Laplace transform of two different Heavisides multiplied

Question

The actual problem first asks me to find the laplace transform of $$f(t)=u(t-1)+u(t-2)+u(t-3)$$ which is readily obtainable by looking at a transform table to be $$F(s)=\frac{e^{-s}}{s}+\frac{e^{-2s}}{s}+\frac{e^{-3s}}{s}$$, however the problem then asks me to evaluate $$\mathcal{L}\{f(t)^2\}$$, which I am having a hard time doing.
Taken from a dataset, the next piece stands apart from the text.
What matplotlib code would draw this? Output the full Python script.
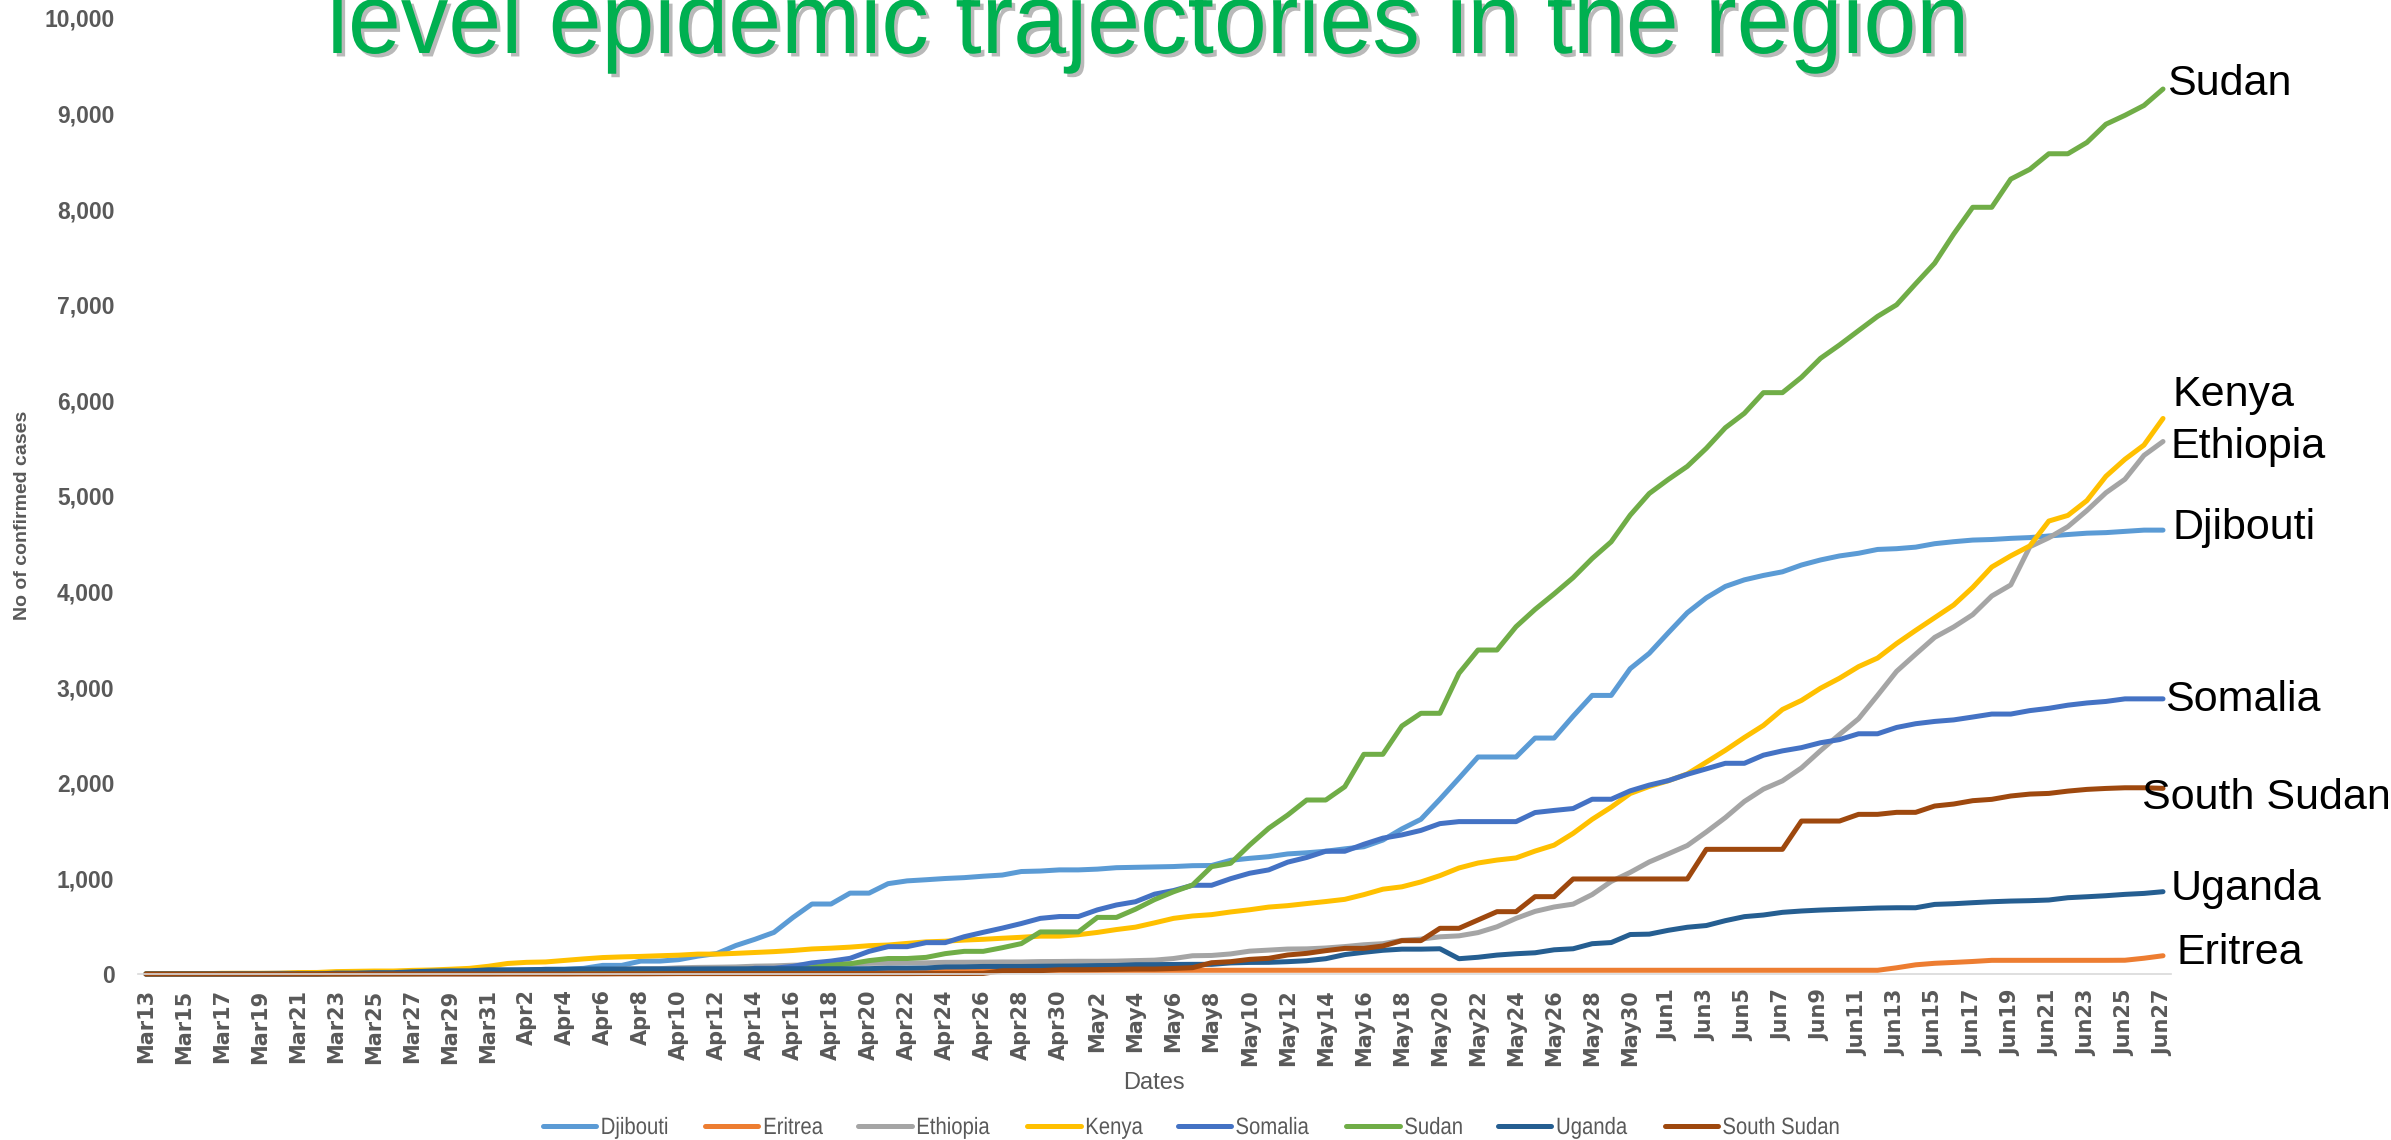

I think the minimal problem here is how to find the transform of $u(t-a)u(t-b)$. I think I should do something like $u(t-a)u((t-a)+(a-b))$ but I am both not sure of, and even if I am right, I don't know how to follow from this step.

Answer 1

Noting that $$u(t-a)=\left\{ \begin{array}{ll} 1, \space t>a\\ 0, \space t<a \end{array} \right. $$ And that $$u(t-b)=\left\{ \begin{array}{ll} 1, \space t>b\\ 0, \space t<b \end{array} \right. $$ We realise that if $ b > a $, then, when multiplying both functions, every number before the value of $b$ is multiplied by $0$, or: $$u(t-b)u(t-a)=\left\{ \begin{array}{ll} 1, \space t>b\\ 0, \space t<b \end{array} \right. \space =u(t-b) $$

which leads us to the conclusion that $$u(t-b)u(t-a)=u(t-max\{a,b\})$$